Fue una sagaz periodista —regiomontana ella— quien, desencajada, puso cara de espanto nada mas al leer la portada Aquí volverá a temblar (Grijalbo 2018). “Me da gastritis nada mas de recordarlo”, confesó. Lo malo del asunto es que no tenemos otra opción, es un deber —de todos los chilangos— salir de la negación, conversar una y otra vez sobre estos asuntos y prepararnos, como si el siguiente desastre ocurriera mañana.
Ensanchar y mantener muy viva la cultura sísmica implicaría, por ejemplo, respondernos: ¿que hacen en otros países para preparar y enfrentar una devastación, digamos un temblor como el del 19 de septiembre?
Si usted es chileno y desea ayudar vehementemente ¿llevará a los albergues tortas, jabones, platos, refrescos, frutas, mole o todo tipo de medicinas? Nada de eso, el Protocolo exige agua, latas de alimentos no perecederos de fácil y rápida apertura, frazadas y pañales… no se admite nada más. Por una parte, no hay que llevar basura potencial a los escombros; clasificar un montón de objetos traídos reduce la rapidez y efectividad de la asistencia y ayudar no significa regalar lo que me ha sobrado en la despensa. Hay que “saber donar”, dicen.
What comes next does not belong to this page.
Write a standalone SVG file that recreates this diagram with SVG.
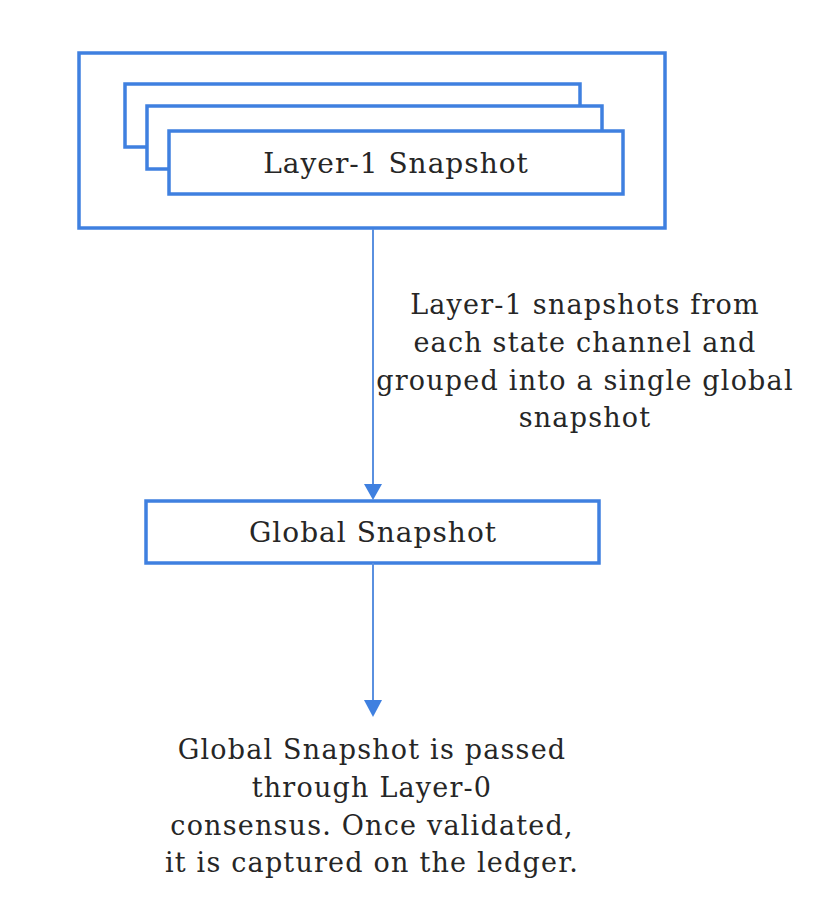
<svg xmlns="http://www.w3.org/2000/svg" width="834" height="910" viewBox="0 0 834 910">
<defs>
<style>
.box{fill:#fff;stroke:#3f80e0;stroke-width:3.5}
.t{font-family:"DejaVu Serif","Liberation Serif",serif;fill:#262626;text-anchor:middle}
.n{font-size:28px;letter-spacing:1px}
.l{font-size:27px;letter-spacing:1.2px}
.c{stroke:#5a90e0;stroke-width:2;fill:none}
</style>
</defs>
<rect width="834" height="910" fill="#fff"/>
<g id="layer1-group">
<rect class="box" x="79" y="53" width="586" height="175"/>
</g>
<g id="card-1"><rect class="box" x="125" y="84" width="455" height="63"/></g>
<g id="card-2"><rect class="box" x="147" y="106" width="455" height="63"/></g>
<g id="layer1-snapshot">
<rect class="box" x="169" y="131" width="454" height="63"/>
<text class="t n" x="396" y="173">Layer-1 Snapshot</text>
</g>
<g id="global-snapshot">
<rect class="box" x="146" y="501" width="453" height="62"/>
<text class="t n" x="373" y="542">Global Snapshot</text>
</g>
<g id="connectors">
<line class="c" x1="373" y1="229" x2="373" y2="486"/>
<path d="M364,484 L382,484 L373,500 Z" fill="#3f80e0"/>
<line class="c" x1="373" y1="563" x2="373" y2="702"/>
<path d="M364,700 L382,700 L373,717 Z" fill="#3f80e0"/>
</g>
<g id="label-1">
<text class="t l" x="585" y="314">Layer-1 snapshots from</text>
<text class="t l" x="585" y="352">each state channel and</text>
<text class="t l" x="585" y="390">grouped into a single global</text>
<text class="t l" x="585" y="427">snapshot</text>
</g>
<g id="label-2">
<text class="t l" x="372" y="759">Global Snapshot is passed</text>
<text class="t l" x="372" y="797">through Layer-0</text>
<text class="t l" x="372" y="835">consensus. Once validated,</text>
<text class="t l" x="372" y="872">it is captured on the ledger.</text>
</g>
</svg>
Cuando ustedes entran por primera vez a la casa de un neozelandés típico (en Wellington, digamos) ocurrirán tres cosas: caravanas y sonrisas con un amable saludo; una presentación de gentes y en seguida, el anfitrión le mostrará la ruta de evacuación de su propio hogar.
Japón no cree en la buena suerte. Suponen que en una catástrofe los teléfonos van a fallar, punto. Los servicios de telefonía normal quedan obligados a suspender sus operaciones por ley, de modo que liberen espacio, eviten la congestión y permitan el paso a los “mensajes de emergencia” vía internet. Por esa red los nipones tienen predeterminado un buzón de voz (como whatsapp) donde comunican el “no te preocupes, estoy bien” a los números preestablecidos y por allí comparten noticias y necesidades. Se llama Disaster Voice Messaging Service.